Your objective
Copy out the listing that follows exactly, dropping every picture.

** start Data provided **

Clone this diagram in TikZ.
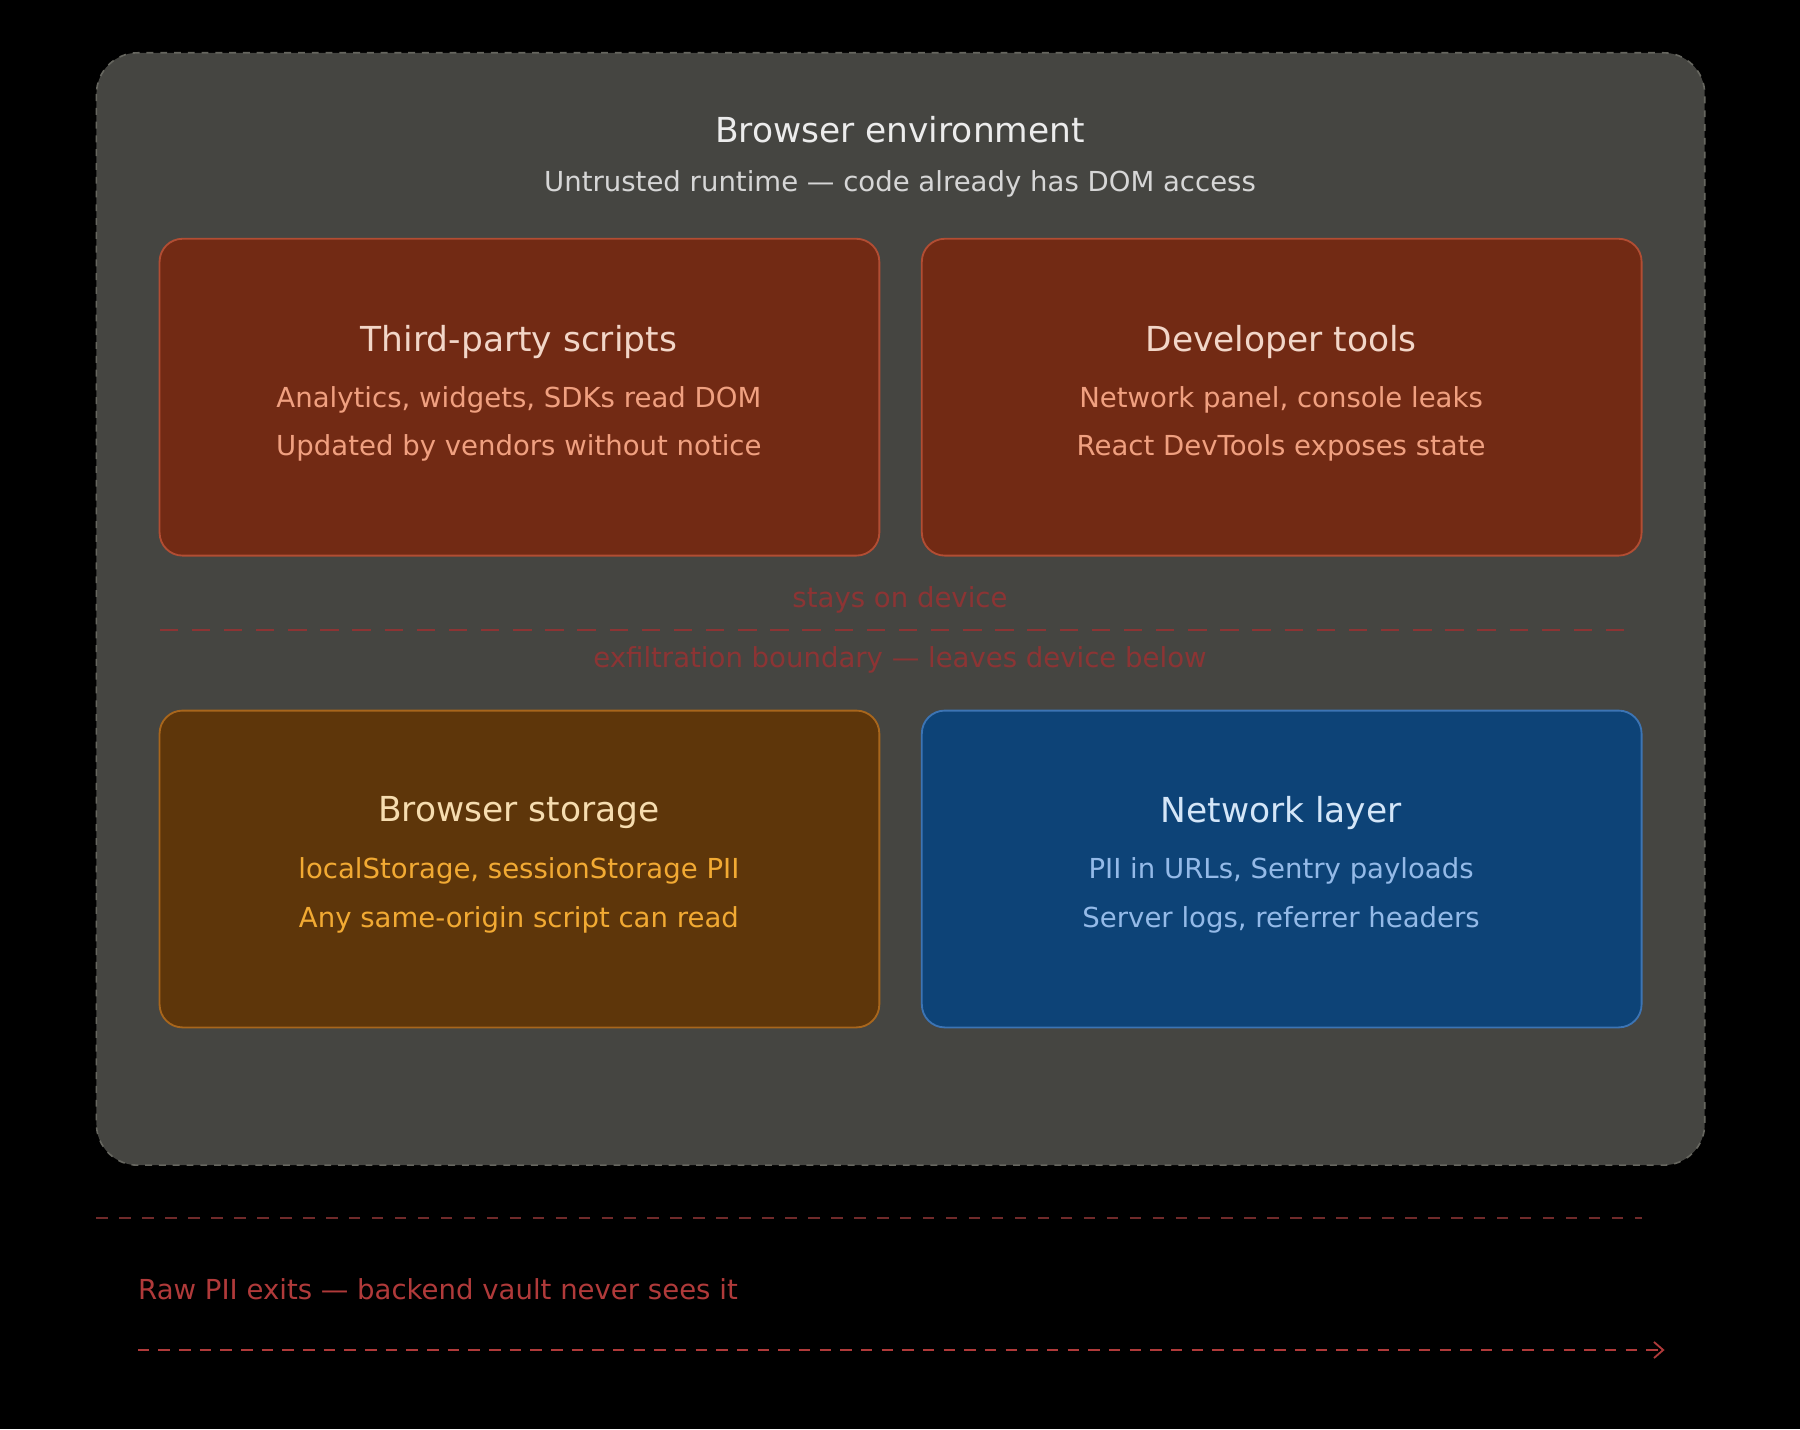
\documentclass[tikz,border=0pt]{standalone}
\usepackage{fontspec}
\setmainfont{DejaVu Sans}
\usetikzlibrary{arrows.meta}
\definecolor{bg}{HTML}{000000}
\definecolor{envfill}{HTML}{454541}
\definecolor{envline}{HTML}{66665f}
\definecolor{redfill}{HTML}{722A14}
\definecolor{redline}{HTML}{B24D33}
\definecolor{redtitle}{HTML}{F2D6C8}
\definecolor{redtext}{HTML}{F0A080}
\definecolor{orfill}{HTML}{5E360A}
\definecolor{orline}{HTML}{A8661C}
\definecolor{ortitle}{HTML}{F6DDB0}
\definecolor{ortext}{HTML}{F2AA33}
\definecolor{blfill}{HTML}{0D4377}
\definecolor{blline}{HTML}{3C74B4}
\definecolor{bltitle}{HTML}{D4E6F8}
\definecolor{bltext}{HTML}{94BAE8}
\definecolor{warn}{HTML}{8C3434}
\definecolor{exit}{HTML}{B03A3A}
\begin{document}
\begin{tikzpicture}[x=0.5pt,y=-0.5pt,
  card/.style={rounded corners=10pt,line width=0.8pt},
  ttl/.style={font=\fontsize{15}{18}\selectfont},
  txt/.style={font=\fontsize{12}{14}\selectfont}]
\fill[bg] (0,0) rectangle (1568,1245);
\useasboundingbox (0,0) rectangle (1568,1245);
\draw[fill=envfill,draw=envline,dashed,rounded corners=18pt,line width=0.7pt] (84,46) rectangle (1485,1015);
\node[ttl,text=white!85!gray] (et) at (784,113) {Browser environment};
\node[txt,text=white!68!gray] (es) at (784,160) {Untrusted runtime — code already has DOM access};
% cards
\draw[card,fill=redfill,draw=redline] (139,208) rectangle (766,484);
\draw[card,fill=redfill,draw=redline] (803,208) rectangle (1430,484);
\draw[card,fill=orfill,draw=orline] (139,619) rectangle (766,895);
\draw[card,fill=blfill,draw=blline] (803,619) rectangle (1430,895);
\node[ttl,text=redtitle] (a1) at (452,298) {Third-party scripts};
\node[txt,text=redtext] (a2) at (452,348) {Analytics, widgets, SDKs read DOM};
\node[txt,text=redtext] (a3) at (452,390) {Updated by vendors without notice};
\node[ttl,text=redtitle] (b1) at (1116,298) {Developer tools};
\node[txt,text=redtext] (b2) at (1116,348) {Network panel, console leaks};
\node[txt,text=redtext] (b3) at (1116,390) {React DevTools exposes state};
\node[ttl,text=ortitle] (c1) at (452,708) {Browser storage};
\node[txt,text=ortext] (c2) at (452,759) {localStorage, sessionStorage PII};
\node[txt,text=ortext] (c3) at (452,801) {Any same-origin script can read};
\node[ttl,text=bltitle] (d1) at (1116,708) {Network layer};
\node[txt,text=bltext] (d2) at (1116,759) {PII in URLs, Sentry payloads};
\node[txt,text=bltext] (d3) at (1116,801) {Server logs, referrer headers};
% boundary
\node[txt,text=warn] (s1) at (784,523) {stays on device};
\coordinate (bl) at (139,549); \coordinate (br) at (1420,549);
\draw[warn,dash pattern=on 8pt off 6pt,line width=0.9pt] (bl) -- (br);
\node[txt,text=warn] (s2) at (784,575) {exfiltration boundary — leaves device below};
% bottom
\coordinate (ll) at (84,1061); \coordinate (lr) at (1430,1061);
\draw[warn!80!black,dash pattern=on 5pt off 5pt,line width=0.8pt] (ll) -- (lr);
\node[txt,text=exit,anchor=west,inner sep=0] (r) at (120,1123) {Raw PII exits — backend vault never sees it};
\coordinate (al) at (120,1176); \coordinate (ar) at (1450,1176);
\draw[exit,dash pattern=on 5pt off 4pt,line width=0.8pt,-{Straight Barb[length=4pt,width=7pt]}] (al) -- (ar);
\end{tikzpicture}
\end{document}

** end Data provided **

Exercise output
Clone this diagram in TikZ.
\documentclass[tikz,border=0pt]{standalone}
\usepackage{fontspec}
\setmainfont{DejaVu Sans}
\usetikzlibrary{arrows.meta}
\definecolor{bg}{HTML}{000000}
\definecolor{envfill}{HTML}{454541}
\definecolor{envline}{HTML}{66665f}
\definecolor{redfill}{HTML}{722A14}
\definecolor{redline}{HTML}{B24D33}
\definecolor{redtitle}{HTML}{F2D6C8}
\definecolor{redtext}{HTML}{F0A080}
\definecolor{orfill}{HTML}{5E360A}
\definecolor{orline}{HTML}{A8661C}
\definecolor{ortitle}{HTML}{F6DDB0}
\definecolor{ortext}{HTML}{F2AA33}
\definecolor{blfill}{HTML}{0D4377}
\definecolor{blline}{HTML}{3C74B4}
\definecolor{bltitle}{HTML}{D4E6F8}
\definecolor{bltext}{HTML}{94BAE8}
\definecolor{warn}{HTML}{8C3434}
\definecolor{exit}{HTML}{B03A3A}
\begin{document}
\begin{tikzpicture}[x=0.5pt,y=-0.5pt,
  card/.style={rounded corners=10pt,line width=0.8pt},
  ttl/.style={font=\fontsize{15}{18}\selectfont},
  txt/.style={font=\fontsize{12}{14}\selectfont}]
\fill[bg] (0,0) rectangle (1568,1245);
\useasboundingbox (0,0) rectangle (1568,1245);
\draw[fill=envfill,draw=envline,dashed,rounded corners=18pt,line width=0.7pt] (84,46) rectangle (1485,1015);
\node[ttl,text=white!85!gray] (et) at (784,113) {Browser environment};
\node[txt,text=white!68!gray] (es) at (784,160) {Untrusted runtime — code already has DOM access};
% cards
\draw[card,fill=redfill,draw=redline] (139,208) rectangle (766,484);
\draw[card,fill=redfill,draw=redline] (803,208) rectangle (1430,484);
\draw[card,fill=orfill,draw=orline] (139,619) rectangle (766,895);
\draw[card,fill=blfill,draw=blline] (803,619) rectangle (1430,895);
\node[ttl,text=redtitle] (a1) at (452,298) {Third-party scripts};
\node[txt,text=redtext] (a2) at (452,348) {Analytics, widgets, SDKs read DOM};
\node[txt,text=redtext] (a3) at (452,390) {Updated by vendors without notice};
\node[ttl,text=redtitle] (b1) at (1116,298) {Developer tools};
\node[txt,text=redtext] (b2) at (1116,348) {Network panel, console leaks};
\node[txt,text=redtext] (b3) at (1116,390) {React DevTools exposes state};
\node[ttl,text=ortitle] (c1) at (452,708) {Browser storage};
\node[txt,text=ortext] (c2) at (452,759) {localStorage, sessionStorage PII};
\node[txt,text=ortext] (c3) at (452,801) {Any same-origin script can read};
\node[ttl,text=bltitle] (d1) at (1116,708) {Network layer};
\node[txt,text=bltext] (d2) at (1116,759) {PII in URLs, Sentry payloads};
\node[txt,text=bltext] (d3) at (1116,801) {Server logs, referrer headers};
% boundary
\node[txt,text=warn] (s1) at (784,523) {stays on device};
\coordinate (bl) at (139,549); \coordinate (br) at (1420,549);
\draw[warn,dash pattern=on 8pt off 6pt,line width=0.9pt] (bl) -- (br);
\node[txt,text=warn] (s2) at (784,575) {exfiltration boundary — leaves device below};
% bottom
\coordinate (ll) at (84,1061); \coordinate (lr) at (1430,1061);
\draw[warn!80!black,dash pattern=on 5pt off 5pt,line width=0.8pt] (ll) -- (lr);
\node[txt,text=exit,anchor=west,inner sep=0] (r) at (120,1123) {Raw PII exits — backend vault never sees it};
\coordinate (al) at (120,1176); \coordinate (ar) at (1450,1176);
\draw[exit,dash pattern=on 5pt off 4pt,line width=0.8pt,-{Straight Barb[length=4pt,width=7pt]}] (al) -- (ar);
\end{tikzpicture}
\end{document}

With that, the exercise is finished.